_Material:_
□ □ □ □
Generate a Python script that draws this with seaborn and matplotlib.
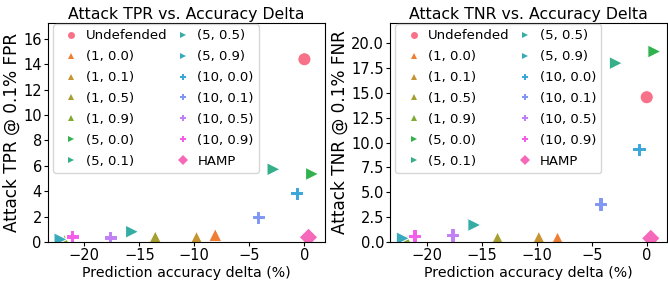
import numpy as np
import pandas as pd
import matplotlib
matplotlib.use("Agg")
import matplotlib.pyplot as plt
import seaborn as sns


defenses = ["Undefended", "(1, 0.0)", "(1, 0.1)", "(1, 0.5)", "(1, 0.9)",
            "(5, 0.0)", "(5, 0.1)", "(5, 0.5)", "(5, 0.9)",
            "(10, 0.0)", "(10, 0.1)", "(10, 0.5)", "(10, 0.9)", "HAMP"]
acc_delta = [0.0, -8.1, -9.8, -13.55, -21.8,
             0.7, -2.8, -15.65, -22.15,
             -0.7, -4.2, -17.65, -21.1, 0.37]
tpr = [14.4, 0.55, 0.34, 0.37, 0.1,
       5.36, 5.73, 0.81, 0.21,
       3.84, 1.95, 0.37, 0.42, 0.37]
tnr = [14.57, 0.37, 0.44, 0.37, 0.1,
       19.17, 18.0, 1.71, 0.37,
       9.33, 3.83, 0.7, 0.6, 0.37]
marker_map = ["o", "^", "^", "^", "^", ">", ">", ">", ">", "P", "P", "P", "P", "D"]
tpr_ticks = [0, 2, 4, 6, 8, 10, 12, 14, 16]
tnr_ticks = [0.0, 2.5, 5.0, 7.5, 10.0, 12.5, 15.0, 17.5, 20.0]
x_ticks = [-20, -15, -10, -5, 0]

df = pd.DataFrame({"defense": defenses, "delta": acc_delta, "tpr": tpr, "tnr": tnr})
markers = dict(zip(defenses, marker_map))
palette = sns.color_palette("husl", len(defenses))

fig, axes = plt.subplots(1, 2, figsize=(6.68, 2.88), dpi=100)
fig.subplots_adjust(left=48 / 668, right=667 / 668, bottom=46 / 288, top=1 - 22.7 / 288, wspace=0.237)

panels = [
    ("tpr", "Attack TPR vs. Accuracy Delta", "Attack TPR @ 0.1% FPR", 17.28, tpr_ticks, "{:.0f}"),
    ("tnr", "Attack TNR vs. Accuracy Delta", "Attack TNR @ 0.1% FNR", 22.07, tnr_ticks, "{:.1f}"),
]

for ax, (col, title, ylabel, ytop, yticks, fmt) in zip(axes, panels):
    sns.scatterplot(data=df, x="delta", y=col, hue="defense", style="defense",
                    markers=markers, palette=palette, hue_order=defenses,
                    style_order=defenses, s=90, ax=ax)
    ax.set_ylim(0, ytop)
    ax.set_yticks(yticks)
    ax.set_yticklabels([fmt.format(t) for t in yticks])
    ax.set_xticks(x_ticks)
    ax.set_xticklabels([f"{t:d}".replace("-", "\u2212") for t in x_ticks])
    ax.set_title(title, fontsize=11.3, pad=3)
    ax.set_xlabel("Prediction accuracy delta (%)", fontsize=10.2, labelpad=2)
    ax.set_ylabel(ylabel, fontsize=12.2, labelpad=2)
    ax.tick_params(labelsize=10.5, pad=1.5, length=3)
    leg = ax.legend(loc="upper left", bbox_to_anchor=(0.018, 0.994), borderaxespad=0,
                    ncol=2, fontsize=9.5, columnspacing=0.15, handlelength=2.0,
                    handletextpad=0.1, labelspacing=0.6, borderpad=0.4)
    for h in leg.legend_handles:
        h.set_markersize(5)
        h.set_markeredgewidth(0)

fig.savefig("out.png", dpi=100)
□ □ □ □
_Task details:_ Return exactly what appears from the opening line of the material through the line with "import seaborn as sns", apart from the pictures.

_Final result:_
Generate a Python script that draws this with seaborn and matplotlib.
import numpy as np
import pandas as pd
import matplotlib
matplotlib.use("Agg")
import matplotlib.pyplot as plt
import seaborn as sns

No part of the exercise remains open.